Wed | Apr 24, 2024

Paris cleans up after latest riot

Published:Sunday | December 9, 2018 | 12:00 AM
Riot police officer stand in front a burning trash bin during clashes last Saturday in Marseille, southern France. French riot police fired tear gas and water cannons in Paris on Saturday, trying to stop thousands of yellow-vested protesters from converging on the presidential palace to express their anger at high taxes and French President Emmanuel Macron.

PARIS (AP):

Paris tourist sites reopened, workers cleaned up broken glass, and shop owners tried to put the city on its feet again Sunday, a day after running battles between 'yellow-vest' protesters and police that left at least 71 injured in the French capital and caused widespread damage in cities around France.

The man at the focus of protesters' anger, President Emmanuel Macron, broke his silence to tweet his appreciation for the police overnight. However, pressure mounted on him to propose new solutions to calm the anger dividing France.

Macron will address the nation "at the very beginning of the week", government spokesman Benjamin Griveaux said Sunday, without specifying a day.

The economy minister lamented the damage to the economy.

"This is a catastrophe for commerce, it's a catastrophe for our economy," Bruno Le Maire said Sunday while visiting merchants around the Saint Lazare train station, among areas hit by vandalism as the pre-Christmas shopping season got under way.

After the fourth Saturday of nationwide protests by a grass-roots movement with broadening demands, officials said they understood the depth of the crisis. Le Maire said it was a social and democratic crisis, as well as a "crisis of the nation" with "territorial fractures".

Griveaux, the government spokesman, speaking on the LCI TV station, said he was "sure [Macron] will know how to find the path to the hearts of the French, speak to their hearts".

The president must also speak to their pocketbooks. Among myriad demands voiced by protesters, measures to increase buying power were a bottom line.

TARNISHED IMAGE

The number of injured in Paris and nationwide was down Saturday from protest riots a week ago, and most of the capital remained untouched. Still, TV footage broadcast around the world of the violence in Paris neighbourhoods popular with tourists has tarnished the country's image.

A number of tourists at the Eiffel Tower, which reopened Sunday after closing Saturday, said they were avoiding the Champs-Elysees, Paris' main avenue that is lined with shops and cafÈs and is normally a magnet for foreign visitors.
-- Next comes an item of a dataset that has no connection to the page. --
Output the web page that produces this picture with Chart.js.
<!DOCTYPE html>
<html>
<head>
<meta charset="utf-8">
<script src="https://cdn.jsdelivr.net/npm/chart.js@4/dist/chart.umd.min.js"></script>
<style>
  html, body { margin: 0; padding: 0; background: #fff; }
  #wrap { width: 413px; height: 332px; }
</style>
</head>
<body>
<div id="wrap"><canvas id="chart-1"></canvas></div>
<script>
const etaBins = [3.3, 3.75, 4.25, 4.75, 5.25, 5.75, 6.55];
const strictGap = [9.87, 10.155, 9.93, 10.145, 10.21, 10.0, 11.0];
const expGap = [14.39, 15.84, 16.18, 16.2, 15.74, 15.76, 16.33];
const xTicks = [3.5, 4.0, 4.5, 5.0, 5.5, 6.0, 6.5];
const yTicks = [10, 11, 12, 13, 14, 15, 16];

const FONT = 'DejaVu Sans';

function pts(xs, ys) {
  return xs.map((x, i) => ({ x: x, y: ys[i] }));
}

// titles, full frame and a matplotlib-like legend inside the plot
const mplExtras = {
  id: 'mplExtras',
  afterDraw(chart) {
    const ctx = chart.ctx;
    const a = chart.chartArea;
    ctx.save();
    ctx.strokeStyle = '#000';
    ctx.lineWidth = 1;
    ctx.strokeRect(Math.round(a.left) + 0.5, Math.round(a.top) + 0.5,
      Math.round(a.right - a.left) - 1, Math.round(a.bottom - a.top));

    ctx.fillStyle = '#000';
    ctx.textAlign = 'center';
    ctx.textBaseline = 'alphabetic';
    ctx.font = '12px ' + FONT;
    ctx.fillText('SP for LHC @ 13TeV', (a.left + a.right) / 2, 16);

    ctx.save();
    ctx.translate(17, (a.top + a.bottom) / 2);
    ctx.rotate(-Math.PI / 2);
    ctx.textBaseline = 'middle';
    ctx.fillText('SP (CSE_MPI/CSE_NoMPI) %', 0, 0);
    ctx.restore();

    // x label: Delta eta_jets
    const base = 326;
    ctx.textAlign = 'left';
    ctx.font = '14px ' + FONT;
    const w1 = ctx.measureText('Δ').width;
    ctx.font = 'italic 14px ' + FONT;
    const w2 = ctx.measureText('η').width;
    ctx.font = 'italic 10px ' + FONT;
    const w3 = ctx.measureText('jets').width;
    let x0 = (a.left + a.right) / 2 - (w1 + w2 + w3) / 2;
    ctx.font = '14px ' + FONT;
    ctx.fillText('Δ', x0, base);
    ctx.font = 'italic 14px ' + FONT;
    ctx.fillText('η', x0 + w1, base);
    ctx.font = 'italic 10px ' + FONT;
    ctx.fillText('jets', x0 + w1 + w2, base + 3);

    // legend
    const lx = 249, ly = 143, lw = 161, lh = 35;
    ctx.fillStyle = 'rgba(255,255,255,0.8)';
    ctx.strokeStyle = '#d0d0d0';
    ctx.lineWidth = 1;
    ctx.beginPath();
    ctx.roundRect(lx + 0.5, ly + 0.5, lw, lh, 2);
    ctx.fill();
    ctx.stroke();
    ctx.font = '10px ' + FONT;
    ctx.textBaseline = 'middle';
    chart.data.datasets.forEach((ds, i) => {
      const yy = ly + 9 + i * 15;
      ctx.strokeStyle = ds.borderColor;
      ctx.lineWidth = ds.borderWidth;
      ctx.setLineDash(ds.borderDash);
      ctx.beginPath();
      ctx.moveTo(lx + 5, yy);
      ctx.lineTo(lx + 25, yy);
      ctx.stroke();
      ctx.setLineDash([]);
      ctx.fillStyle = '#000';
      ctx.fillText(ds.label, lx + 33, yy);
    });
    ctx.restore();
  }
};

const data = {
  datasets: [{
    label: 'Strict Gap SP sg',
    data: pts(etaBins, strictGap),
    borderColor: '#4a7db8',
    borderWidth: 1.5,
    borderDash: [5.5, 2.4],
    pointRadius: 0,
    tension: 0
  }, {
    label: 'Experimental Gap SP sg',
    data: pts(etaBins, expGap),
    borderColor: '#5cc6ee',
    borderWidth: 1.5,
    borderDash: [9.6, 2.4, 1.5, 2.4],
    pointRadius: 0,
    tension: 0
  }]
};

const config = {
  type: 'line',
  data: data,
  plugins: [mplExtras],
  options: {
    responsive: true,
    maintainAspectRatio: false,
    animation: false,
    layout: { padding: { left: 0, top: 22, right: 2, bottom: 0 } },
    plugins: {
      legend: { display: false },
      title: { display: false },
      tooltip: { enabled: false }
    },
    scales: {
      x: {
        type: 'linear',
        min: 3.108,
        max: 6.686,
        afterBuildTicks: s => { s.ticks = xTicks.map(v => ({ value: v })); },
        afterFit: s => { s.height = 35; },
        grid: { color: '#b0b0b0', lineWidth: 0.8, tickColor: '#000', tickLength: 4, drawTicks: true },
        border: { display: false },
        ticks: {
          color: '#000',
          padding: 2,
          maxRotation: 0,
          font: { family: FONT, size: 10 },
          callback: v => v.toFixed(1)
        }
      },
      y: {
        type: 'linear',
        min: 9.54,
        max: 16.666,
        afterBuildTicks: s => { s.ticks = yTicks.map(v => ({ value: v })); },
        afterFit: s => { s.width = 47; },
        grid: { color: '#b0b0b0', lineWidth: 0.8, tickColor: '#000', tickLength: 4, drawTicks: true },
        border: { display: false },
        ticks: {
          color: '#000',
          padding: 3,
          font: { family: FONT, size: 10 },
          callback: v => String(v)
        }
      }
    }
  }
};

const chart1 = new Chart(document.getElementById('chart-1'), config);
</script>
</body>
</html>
"Yes, we're very concerned with security ... but we couldn't cancel the trip," Portuguese tourist Elizabet Monteero said. But, she added, "We don't go to dangerous zones like the Champs-Elysees."

France deployed some 89,000 police but still failed to deter the determined protesters. Some 125,000 yellow vests took to the streets Saturday around France with a bevy of demands related to high living costs and a sense that Macron favours the elite and is trying to modernise the French economy too fast.

Most of the yellow-vest demonstrators in Paris appeared to be working-class men from elsewhere in France, angry at economic inequalities and stagnation.